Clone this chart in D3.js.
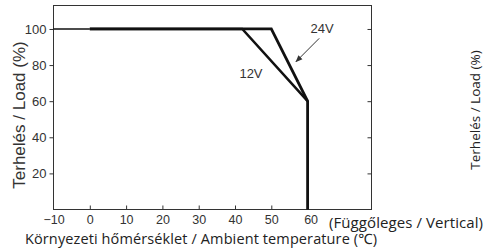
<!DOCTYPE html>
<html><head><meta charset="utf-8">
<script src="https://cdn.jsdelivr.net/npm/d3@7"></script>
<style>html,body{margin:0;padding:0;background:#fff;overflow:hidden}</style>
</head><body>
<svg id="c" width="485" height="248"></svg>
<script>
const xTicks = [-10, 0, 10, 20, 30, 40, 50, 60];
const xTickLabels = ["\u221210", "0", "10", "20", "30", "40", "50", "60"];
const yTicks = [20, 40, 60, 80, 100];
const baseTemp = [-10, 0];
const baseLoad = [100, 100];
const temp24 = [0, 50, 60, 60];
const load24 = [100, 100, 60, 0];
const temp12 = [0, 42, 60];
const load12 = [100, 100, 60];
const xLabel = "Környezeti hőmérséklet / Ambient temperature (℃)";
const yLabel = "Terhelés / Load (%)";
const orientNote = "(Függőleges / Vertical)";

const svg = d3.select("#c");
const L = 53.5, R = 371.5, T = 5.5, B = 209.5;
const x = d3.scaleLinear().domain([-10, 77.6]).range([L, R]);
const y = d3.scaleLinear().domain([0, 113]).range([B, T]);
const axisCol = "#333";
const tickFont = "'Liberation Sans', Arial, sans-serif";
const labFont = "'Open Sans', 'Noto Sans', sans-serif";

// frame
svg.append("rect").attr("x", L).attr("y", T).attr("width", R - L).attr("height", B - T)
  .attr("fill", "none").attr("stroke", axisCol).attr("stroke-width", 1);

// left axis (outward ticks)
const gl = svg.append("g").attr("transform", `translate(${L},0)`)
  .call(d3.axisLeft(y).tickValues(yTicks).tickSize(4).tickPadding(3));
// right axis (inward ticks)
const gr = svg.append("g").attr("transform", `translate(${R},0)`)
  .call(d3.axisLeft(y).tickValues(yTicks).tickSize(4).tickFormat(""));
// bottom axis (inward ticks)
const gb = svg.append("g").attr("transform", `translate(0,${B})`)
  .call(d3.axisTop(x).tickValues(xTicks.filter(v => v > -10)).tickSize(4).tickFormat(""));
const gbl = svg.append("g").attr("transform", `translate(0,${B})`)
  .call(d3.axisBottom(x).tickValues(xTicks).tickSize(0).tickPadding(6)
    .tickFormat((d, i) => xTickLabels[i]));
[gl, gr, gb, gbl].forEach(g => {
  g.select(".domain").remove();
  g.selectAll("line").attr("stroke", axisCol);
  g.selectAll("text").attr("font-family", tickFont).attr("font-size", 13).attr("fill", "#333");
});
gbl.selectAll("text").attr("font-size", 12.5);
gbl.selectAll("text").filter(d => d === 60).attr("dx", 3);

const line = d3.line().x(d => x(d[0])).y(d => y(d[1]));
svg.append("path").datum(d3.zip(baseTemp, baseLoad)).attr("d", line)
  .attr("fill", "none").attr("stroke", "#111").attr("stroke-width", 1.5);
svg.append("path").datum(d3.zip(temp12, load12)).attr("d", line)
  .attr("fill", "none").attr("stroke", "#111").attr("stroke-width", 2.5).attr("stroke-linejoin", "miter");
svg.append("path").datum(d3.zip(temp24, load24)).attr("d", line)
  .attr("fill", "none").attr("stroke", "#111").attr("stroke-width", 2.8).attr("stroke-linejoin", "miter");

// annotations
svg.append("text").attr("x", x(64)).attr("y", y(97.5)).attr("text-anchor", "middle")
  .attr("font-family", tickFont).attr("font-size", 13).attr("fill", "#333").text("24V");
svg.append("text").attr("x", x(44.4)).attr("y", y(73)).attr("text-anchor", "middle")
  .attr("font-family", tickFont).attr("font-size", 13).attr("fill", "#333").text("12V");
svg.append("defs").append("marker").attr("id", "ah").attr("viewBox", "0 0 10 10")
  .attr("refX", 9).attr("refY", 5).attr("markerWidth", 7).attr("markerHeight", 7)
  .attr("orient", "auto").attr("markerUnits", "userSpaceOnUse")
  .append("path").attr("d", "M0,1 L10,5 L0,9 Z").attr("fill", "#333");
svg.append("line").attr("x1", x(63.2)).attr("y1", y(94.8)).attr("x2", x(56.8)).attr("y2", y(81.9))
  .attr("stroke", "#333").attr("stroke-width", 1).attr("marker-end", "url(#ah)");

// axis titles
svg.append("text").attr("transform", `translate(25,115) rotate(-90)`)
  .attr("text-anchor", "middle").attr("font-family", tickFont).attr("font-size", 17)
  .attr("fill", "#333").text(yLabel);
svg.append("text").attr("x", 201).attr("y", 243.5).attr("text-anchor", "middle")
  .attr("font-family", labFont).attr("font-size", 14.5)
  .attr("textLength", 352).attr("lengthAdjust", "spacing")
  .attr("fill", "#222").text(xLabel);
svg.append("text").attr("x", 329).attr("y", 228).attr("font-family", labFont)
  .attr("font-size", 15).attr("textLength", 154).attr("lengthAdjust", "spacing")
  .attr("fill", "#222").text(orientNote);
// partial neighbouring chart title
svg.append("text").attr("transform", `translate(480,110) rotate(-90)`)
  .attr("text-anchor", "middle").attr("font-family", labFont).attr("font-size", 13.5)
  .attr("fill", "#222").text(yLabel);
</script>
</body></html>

= = = = = = =

The request: Repeat the data above exactly, but not the pictures.

Response:
Clone this chart in D3.js.
<!DOCTYPE html>
<html><head><meta charset="utf-8">
<script src="https://cdn.jsdelivr.net/npm/d3@7"></script>
<style>html,body{margin:0;padding:0;background:#fff;overflow:hidden}</style>
</head><body>
<svg id="c" width="485" height="248"></svg>
<script>
const xTicks = [-10, 0, 10, 20, 30, 40, 50, 60];
const xTickLabels = ["\u221210", "0", "10", "20", "30", "40", "50", "60"];
const yTicks = [20, 40, 60, 80, 100];
const baseTemp = [-10, 0];
const baseLoad = [100, 100];
const temp24 = [0, 50, 60, 60];
const load24 = [100, 100, 60, 0];
const temp12 = [0, 42, 60];
const load12 = [100, 100, 60];
const xLabel = "Környezeti hőmérséklet / Ambient temperature (℃)";
const yLabel = "Terhelés / Load (%)";
const orientNote = "(Függőleges / Vertical)";

const svg = d3.select("#c");
const L = 53.5, R = 371.5, T = 5.5, B = 209.5;
const x = d3.scaleLinear().domain([-10, 77.6]).range([L, R]);
const y = d3.scaleLinear().domain([0, 113]).range([B, T]);
const axisCol = "#333";
const tickFont = "'Liberation Sans', Arial, sans-serif";
const labFont = "'Open Sans', 'Noto Sans', sans-serif";

// frame
svg.append("rect").attr("x", L).attr("y", T).attr("width", R - L).attr("height", B - T)
  .attr("fill", "none").attr("stroke", axisCol).attr("stroke-width", 1);

// left axis (outward ticks)
const gl = svg.append("g").attr("transform", `translate(${L},0)`)
  .call(d3.axisLeft(y).tickValues(yTicks).tickSize(4).tickPadding(3));
// right axis (inward ticks)
const gr = svg.append("g").attr("transform", `translate(${R},0)`)
  .call(d3.axisLeft(y).tickValues(yTicks).tickSize(4).tickFormat(""));
// bottom axis (inward ticks)
const gb = svg.append("g").attr("transform", `translate(0,${B})`)
  .call(d3.axisTop(x).tickValues(xTicks.filter(v => v > -10)).tickSize(4).tickFormat(""));
const gbl = svg.append("g").attr("transform", `translate(0,${B})`)
  .call(d3.axisBottom(x).tickValues(xTicks).tickSize(0).tickPadding(6)
    .tickFormat((d, i) => xTickLabels[i]));
[gl, gr, gb, gbl].forEach(g => {
  g.select(".domain").remove();
  g.selectAll("line").attr("stroke", axisCol);
  g.selectAll("text").attr("font-family", tickFont).attr("font-size", 13).attr("fill", "#333");
});
gbl.selectAll("text").attr("font-size", 12.5);
gbl.selectAll("text").filter(d => d === 60).attr("dx", 3);

const line = d3.line().x(d => x(d[0])).y(d => y(d[1]));
svg.append("path").datum(d3.zip(baseTemp, baseLoad)).attr("d", line)
  .attr("fill", "none").attr("stroke", "#111").attr("stroke-width", 1.5);
svg.append("path").datum(d3.zip(temp12, load12)).attr("d", line)
  .attr("fill", "none").attr("stroke", "#111").attr("stroke-width", 2.5).attr("stroke-linejoin", "miter");
svg.append("path").datum(d3.zip(temp24, load24)).attr("d", line)
  .attr("fill", "none").attr("stroke", "#111").attr("stroke-width", 2.8).attr("stroke-linejoin", "miter");

// annotations
svg.append("text").attr("x", x(64)).attr("y", y(97.5)).attr("text-anchor", "middle")
  .attr("font-family", tickFont).attr("font-size", 13).attr("fill", "#333").text("24V");
svg.append("text").attr("x", x(44.4)).attr("y", y(73)).attr("text-anchor", "middle")
  .attr("font-family", tickFont).attr("font-size", 13).attr("fill", "#333").text("12V");
svg.append("defs").append("marker").attr("id", "ah").attr("viewBox", "0 0 10 10")
  .attr("refX", 9).attr("refY", 5).attr("markerWidth", 7).attr("markerHeight", 7)
  .attr("orient", "auto").attr("markerUnits", "userSpaceOnUse")
  .append("path").attr("d", "M0,1 L10,5 L0,9 Z").attr("fill", "#333");
svg.append("line").attr("x1", x(63.2)).attr("y1", y(94.8)).attr("x2", x(56.8)).attr("y2", y(81.9))
  .attr("stroke", "#333").attr("stroke-width", 1).attr("marker-end", "url(#ah)");

// axis titles
svg.append("text").attr("transform", `translate(25,115) rotate(-90)`)
  .attr("text-anchor", "middle").attr("font-family", tickFont).attr("font-size", 17)
  .attr("fill", "#333").text(yLabel);
svg.append("text").attr("x", 201).attr("y", 243.5).attr("text-anchor", "middle")
  .attr("font-family", labFont).attr("font-size", 14.5)
  .attr("textLength", 352).attr("lengthAdjust", "spacing")
  .attr("fill", "#222").text(xLabel);
svg.append("text").attr("x", 329).attr("y", 228).attr("font-family", labFont)
  .attr("font-size", 15).attr("textLength", 154).attr("lengthAdjust", "spacing")
  .attr("fill", "#222").text(orientNote);
// partial neighbouring chart title
svg.append("text").attr("transform", `translate(480,110) rotate(-90)`)
  .attr("text-anchor", "middle").attr("font-family", labFont).attr("font-size", 13.5)
  .attr("fill", "#222").text(yLabel);
</script>
</body></html>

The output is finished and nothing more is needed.